Which love language do you speak?

In the past few weeks, I came across several people who mentioned their ‘love language’, as opposed to their partners’. This is the kind of thing that tickles my curiosity and makes me go on an information hunt on blogs and videos, not really knowing what to look for. So, I will save you the trouble and talk about the five love languages on here.

five love languages

To be completely honest it wasn’t that hard. There is an official website with a handy test, and that’s the first result on Google. Let’s pretend all of this is some arcane knowledge that only few had access to, until today.

What are the five love languages?

They are five distinct and universal ways to express and experience love.
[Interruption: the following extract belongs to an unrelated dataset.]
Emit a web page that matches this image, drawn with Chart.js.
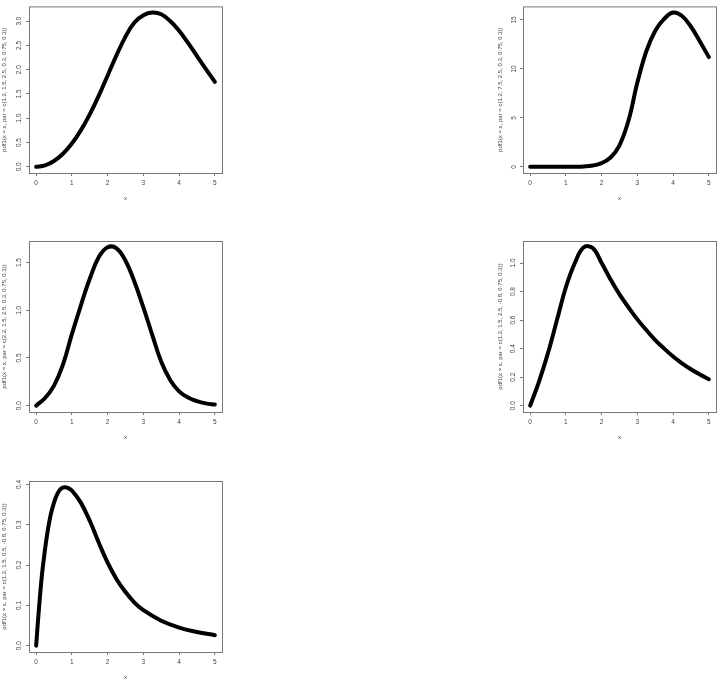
<!DOCTYPE html>
<html>
<head>
<meta charset="utf-8">
<title>pdf1 curves</title>
<script src="https://cdn.jsdelivr.net/npm/chart.js@4"></script>
<style>
  body { margin: 0; background: #fff; }
  #page { position: relative; width: 720px; height: 681px; overflow: hidden; }
  canvas { position: absolute; }
</style>
</head>
<body>
<div id="page">
  <canvas id="c1" width="240" height="227" style="left:0;top:0"></canvas>
  <canvas id="c2" width="240" height="227" style="left:480px;top:0"></canvas>
  <canvas id="c3" width="240" height="227" style="left:0;top:227px"></canvas>
  <canvas id="c4" width="240" height="227" style="left:480px;top:227px"></canvas>
  <canvas id="c5" width="240" height="227" style="left:0;top:454px"></canvas>
</div>
<script>
// x ticks shared by every panel
const xTicks = [0, 1, 2, 3, 4, 5];

// panel 1: par = c(1.2, 1.5, 2.5, 0.3, 0.75, 0.3)
const x1 = [0, 0.25, 0.5, 0.75, 1, 1.25, 1.5, 1.75, 2, 2.25, 2.5, 2.75, 3, 3.25, 3.5, 3.75, 4, 4.25, 4.5, 4.75, 5];
const y1 = [0, 0.03, 0.12, 0.27, 0.48, 0.75, 1.08, 1.46, 1.88, 2.3, 2.68, 2.97, 3.12, 3.175, 3.14, 3.0, 2.8, 2.55, 2.28, 2.01, 1.75];
const yTicks1 = [0, 0.5, 1, 1.5, 2, 2.5, 3];
const yLabels1 = ['0.0', '0.5', '1.0', '1.5', '2.0', '2.5', '3.0'];

// panel 2: par = c(1.2, 7.5, 2.5, 0.3, 0.75, 0.3)
const x2 = [0, 0.5, 1, 1.25, 1.5, 1.75, 2, 2.25, 2.5, 2.75, 3, 3.25, 3.5, 3.75, 4, 4.25, 4.5, 4.75, 5];
const y2 = [0, 0, 0, 0.01, 0.04, 0.13, 0.38, 0.95, 2.2, 4.7, 8.6, 11.8, 13.9, 15.1, 15.75, 15.4, 14.3, 12.8, 11.2];
const yTicks2 = [0, 5, 10, 15];
const yLabels2 = ['0', '5', '10', '15'];

// panel 3: par = c(2.2, 1.5, 2.5, 0.3, 0.75, 0.3)
const x3 = [0, 0.25, 0.5, 0.75, 1, 1.25, 1.5, 1.75, 2, 2.25, 2.5, 2.75, 3, 3.25, 3.5, 3.75, 4, 4.25, 4.5, 4.75, 5];
const y3 = [0, 0.08, 0.21, 0.43, 0.75, 1.05, 1.33, 1.555, 1.66, 1.65, 1.52, 1.3, 1.03, 0.74, 0.46, 0.27, 0.15, 0.085, 0.047, 0.024, 0.012];
const yTicks3 = [0, 0.5, 1, 1.5];
const yLabels3 = ['0.0', '0.5', '1.0', '1.5'];

// panel 4: par = c(1.2, 1.5, 2.5, -0.8, 0.75, 0.3)
const x4 = [0, 0.25, 0.5, 0.75, 1, 1.25, 1.5, 1.75, 2, 2.25, 2.5, 2.75, 3, 3.25, 3.5, 3.75, 4, 4.25, 4.5, 4.75, 5];
const y4 = [0, 0.17, 0.37, 0.6, 0.83, 1.0, 1.11, 1.105, 1.0, 0.885, 0.78, 0.69, 0.605, 0.53, 0.46, 0.4, 0.345, 0.297, 0.255, 0.218, 0.185];
const yTicks4 = [0, 0.2, 0.4, 0.6, 0.8, 1.0];
const yLabels4 = ['0.0', '0.2', '0.4', '0.6', '0.8', '1.0'];

// panel 5: par = c(1.2, 1.5, 0.5, -0.8, 0.75, 0.3)
const x5 = [0, 0.05, 0.1, 0.15, 0.2, 0.3, 0.4, 0.5, 0.6, 0.7, 0.8, 0.9, 1, 1.25, 1.5, 1.75, 2, 2.25, 2.5, 2.75, 3, 3.5, 4, 4.5, 5];
const y5 = [0, 0.06, 0.115, 0.165, 0.205, 0.272, 0.322, 0.355, 0.378, 0.39, 0.393, 0.391, 0.385, 0.355, 0.31, 0.256, 0.206, 0.165, 0.133, 0.107, 0.088, 0.062, 0.045, 0.034, 0.026];
const yTicks5 = [0, 0.1, 0.2, 0.3, 0.4];
const yLabels5 = ['0.0', '0.1', '0.2', '0.3', '0.4'];

const ink = '#444';
const frame = '#777';
const font = { family: 'Liberation Sans, Arial, sans-serif', size: 6.5 };
const titleFont = { family: 'Liberation Sans, Arial, sans-serif', size: 6 };

// R style box round the plot region
const boxPlugin = {
  id: 'rbox',
  afterDraw(chart) {
    const a = chart.chartArea;
    const ctx = chart.ctx;
    ctx.save();
    ctx.strokeStyle = frame;
    ctx.lineWidth = 1;
    ctx.strokeRect(a.left + 0.5, a.top + 0.5, a.right - a.left, a.bottom - a.top);
    ctx.restore();
  }
};

function makePanel(id, xs, ys, yTicks, yLabels, yTitle, lay) {
  const ymax = Math.max(...ys);
  new Chart(document.getElementById(id), {
    type: 'line',
    data: {
      datasets: [{
        data: xs.map((x, i) => ({ x: x, y: ys[i] })),
        borderColor: '#000',
        borderWidth: 4,
        borderCapStyle: 'round',
        borderJoinStyle: 'round',
        pointRadius: 0,
        tension: 0.4,
        fill: false
      }]
    },
    options: {
      responsive: false,
      animation: false,
      events: [],
      layout: { padding: { left: 0, top: lay.top, right: lay.right, bottom: lay.bottom } },
      plugins: { legend: { display: false }, tooltip: { enabled: false } },
      scales: {
        x: {
          type: 'linear',
          min: -0.2,
          max: 5.2,
          afterBuildTicks: s => { s.ticks = xTicks.map(v => ({ value: v })); },
          afterFit: s => { s.height = 29; },
          grid: { drawOnChartArea: false, tickLength: 3, color: frame },
          border: { display: false },
          ticks: { font: font, color: ink, padding: 3, maxRotation: 0, autoSkip: false, callback: v => String(v) },
          title: { display: true, text: 'x', font: titleFont, color: ink, padding: { top: 0, bottom: 0.4 } }
        },
        y: {
          type: 'linear',
          min: -0.04 * ymax,
          max: 1.04 * ymax,
          afterBuildTicks: s => { s.ticks = yTicks.map(v => ({ value: v })); },
          afterFit: s => { s.width = lay.yW; },
          grid: { drawOnChartArea: false, tickLength: 3, color: frame },
          border: { display: false },
          ticks: {
            font: font, color: ink, padding: 2.5, autoSkip: false,
            minRotation: 90, maxRotation: 90, crossAlign: 'center',
            callback: (v, i) => yLabels[i]
          },
          title: { display: true, text: yTitle, font: titleFont, color: ink, padding: { top: lay.titleX - 3.6, bottom: 0 } }
        }
      }
    },
    plugins: [boxPlugin]
  });
}

makePanel('c1', x1, y1, yTicks1, yLabels1, 'pdf1(x = x, par = c(1.2, 1.5, 2.5, 0.3, 0.75, 0.3))',
  { yW: 29, top: 1, right: 18, bottom: 25, titleX: 4.5 });
makePanel('c2', x2, y2, yTicks2, yLabels2, 'pdf1(x = x, par = c(1.2, 7.5, 2.5, 0.3, 0.75, 0.3))',
  { yW: 43, top: 1, right: 4, bottom: 25, titleX: 20 });
makePanel('c3', x3, y3, yTicks3, yLabels3, 'pdf1(x = x, par = c(2.2, 1.5, 2.5, 0.3, 0.75, 0.3))',
  { yW: 29, top: 14, right: 18, bottom: 13, titleX: 4.5 });
makePanel('c4', x4, y4, yTicks4, yLabels4, 'pdf1(x = x, par = c(1.2, 1.5, 2.5, -0.8, 0.75, 0.3))',
  { yW: 43, top: 14, right: 4, bottom: 13, titleX: 20 });
makePanel('c5', x5, y5, yTicks5, yLabels5, 'pdf1(x = x, par = c(1.2, 1.5, 0.5, -0.8, 0.75, 0.3))',
  { yW: 29, top: 27, right: 18, bottom: 0, titleX: 4.5 });
</script>
</body>
</html>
A relationship between two people is based on expressing emotions and interpreting the messages we receive from our partner. It’s not necessary to share the same love language as our partner but understanding the different way they might communicate feelings is mandatory in a healthy relationship. Another important thing to be aware of is that, typically, someone will give love in the same way they prefer to receive it, too.

Only the mind of Gary Chapman, an anthropologist with a theology background, could come up with this theory. According to him, even though we tend to favour one language more than the others, we still enjoy traits of all of them. Also, these languages, if scaled appropriately, can apply to other kinds of relationships including friendships.



  • Words of affirmation 
This language uses words to affirm the other. Words hold real value within this language, they convey the literal meaning one needs to feel valued and loved. At the same time, negative comments may have a deeper impact than one may think. Simple, straightforward statements, such as compliments, are powerful communicators of love. Some will say that the deepest human need is the need to feel appreciated. Words of affirmation will meet that need in many individuals.


  • Quality time 
This is the language of undivided attention. Being someone’s main focus will leave people that speak this love language feeling satisfied and comforted, especially considering how precious time is and how little free time we have left after work and chores. Beware, spending a relaxing night watching Netflix does not fall into this language, as the screen would have your attention, not your partner. Spending quality time together means being there, listening to the other person and looking into their eyes.


  • Receiving gifts 
Some people feel most loved when they receive a tangible proof of their partner’s love. Some even argue that at the heart of love is the spirit of giving. This doesn’t necessarily mean expensive gifts, but a thoughtful and meaningful present will make them feel appreciated even when apart. Who speaks this love language believes that it’s not the thought of love implanted only in the mind that counts, but the thought transformed in the actual act of gifting.


  • Acts of service 
People who speak the language of service deeply believe that actions speak louder than words. They want their partner to recognize life could be rough and a little help is a form of love expression. Consider actions such as cooking a nice meal, folding laundry, preparing a cup of tea; they all require thought, planning, time, effort and, if done with a positive spirit, they are indeed expressions of love. Broken promises or perceived laziness are not well tolerated and not doing them a favour could be seen as a sign of not being valued.

  • Physical touch 
This language is not limited to what happens in the bedroom, it involves everyday physical connections from holding hands, to over-the-top PDA, to playful tickling. Who speaks this love language will seek physical contact to feel safe and loved. If you didn’t grow up in a ‘touching family’, speaking this language might require a lot of thought. Sitting close to each other as you watch a movie requires no additional time but may communicate love loud and clear to your partner.